Вы встречаете русского человека самого простого сословия, вас восхищает его образцовое поведение, поражает щепетильная точность, с коей он выполняет свои обязанности, отказываясь совершенно от крепких напитков, даже избегая их. Но стоит одной капле коснуться его уст – всё кончено, на неделю или две он теряет рассудок, пока какой-нибудь случай не приводит его в себя и он не возвращается к прежнему хорошему поведению. Я русский, и моя лень подобна запою таких людей. А я ведь немало делал, не правда ли? Если бы французы не забрали мой дневник, вы бы увидели, как после тяжелого перехода, зная, что через несколько часов нас ждет еще более утомительный марш, я находил удовольствие в том, чтобы запечатлевать на бумаге даже незначительные обстоятельства дня, только чтобы не поддаться лени.
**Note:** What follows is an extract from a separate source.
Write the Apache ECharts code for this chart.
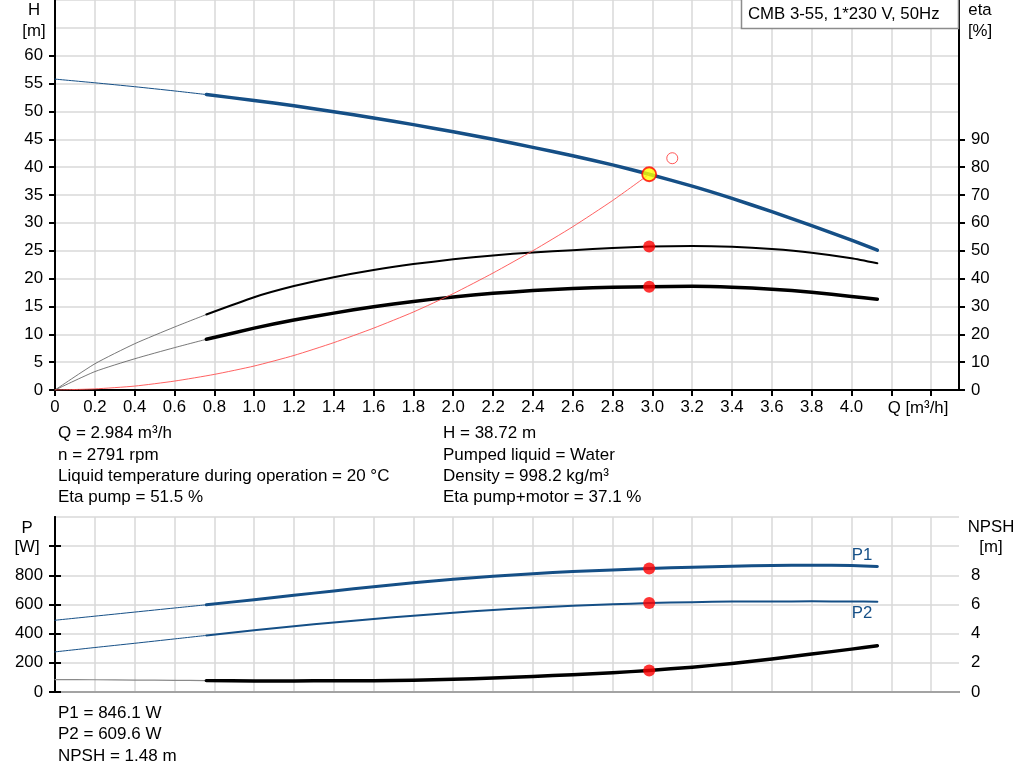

Так вот тот самый человек, который совсем недавно казался неутомимым, приезжает на квартиры, зная, что останется там в течение некоторого времени и сможет распоряжаться частью этого времени по своему желанию: не правда ли, он наделает чудес? Сколько рисунков, сколько глав!
Ничего подобного. В первый день он отдыхает, отложив все на завтра, завтра – то же самое, и так проходят две недели, а он даже не приближался к письменному столу. Чем же он занимался? Ходил каждое утро на карусель – не кататься, а смотреть, как катаются, обедал кое-как на воздухе, вечером занимался тем же, скучая и в то же время избегая оставаться в одиночестве, словно боясь лишиться участия в удовольствиях окружающих; в 9 часов голова у него тяжелела, на ум ничего не шло, и он засыпал беспробудным сном.
Утром бьет уже 10 часов, а он все еще не вставал; предвидя такое же скучное утро, он словно боится возвращения дня и старается продлить ночь, валяясь в постели.
Когда на меня находит такой приступ, вывести из него может какой-нибудь пустяк, какое-нибудь незначительное, но необычное обстоятельство.
Вот уже четыре дня, как я веду себя так: все порядочные люди успевают переделать половину дневных дел, все заняты, уже пробило 10 часов, а я, закрыв ставни и создав себе искусственную ночь, валяюсь в постели, раздумывая о том, что, к сожалению, нельзя проспать весь день.
Сильный порыв ветра раскрывает окно, пропускает лучи солнца и пробуждает назойливую стаю мух, которые, как настоящая казнь египетская для лентяев, набрасываются на меня. Я закрываю лицо руками – они кусают руки, закрываюсь с головой – их дурацкое жужжание раздражает меня и заставляет ругаться; и все же я не предвижу занятия, настолько приятного, чтобы оно заставило меня встать с постели.
Вошел Ломан, он принес мне письмо: приехал г-н Малерб[173], только от меня зависит броситься в его объятия. Я сразу становлюсь деятельным. Ехать можно будет только через несколько часов, но я уже одет, собрался, велел приготовить лошадей; день опять мне кажется невыносимо длинным, но теперь уже из-за нетерпеливого ожидания. Пробило семь часов. Я предусмотрительно рассчитал, что солнце зайдет через два часа и выезжать надо сейчас, чтобы лошадям было легче.
Растянувшись в маленькой повозке, в которой я уже проехал 500 верст, я оставляю Рейхенбах и въезжаю в длинную долину, украшенную прекрасными селениями. По мере того как я приближаюсь к Стрелену, солнце опускается за вершины Карпатских гор. Вот оно позолотило вершины, окрасило все пурпурным светом, вот его уже не видно, пропал даже отблеск его лучей на облаках, ночь незаметно распростерла свои гигантские крылья, стало совсем темно, а до Стрелена еще больше мили.
Я мало размышлял в пути. Повидать своего воспитателя после полутора лет разлуки – такое счастье, что отдаешься всей душой предвкушаемой радости. Я вспоминал прошлое, думал о том, что ему расскажу, что он мне расскажет, и, переходя от воспоминания к воспоминанию, не заметил, как добрался до ворот Стрелена и въехал в предместье этого города. Была ночь, лошади уехали, они пробежали 35 верст, и Арапка, бедная Арапка, к которой я так часто бываю несправедлив, замедлила шаг; чтобы заставить ее бежать, потребовались удары кнута, каждый из которых ранил мою совесть. Я решил остановиться и дать отдых лошадям.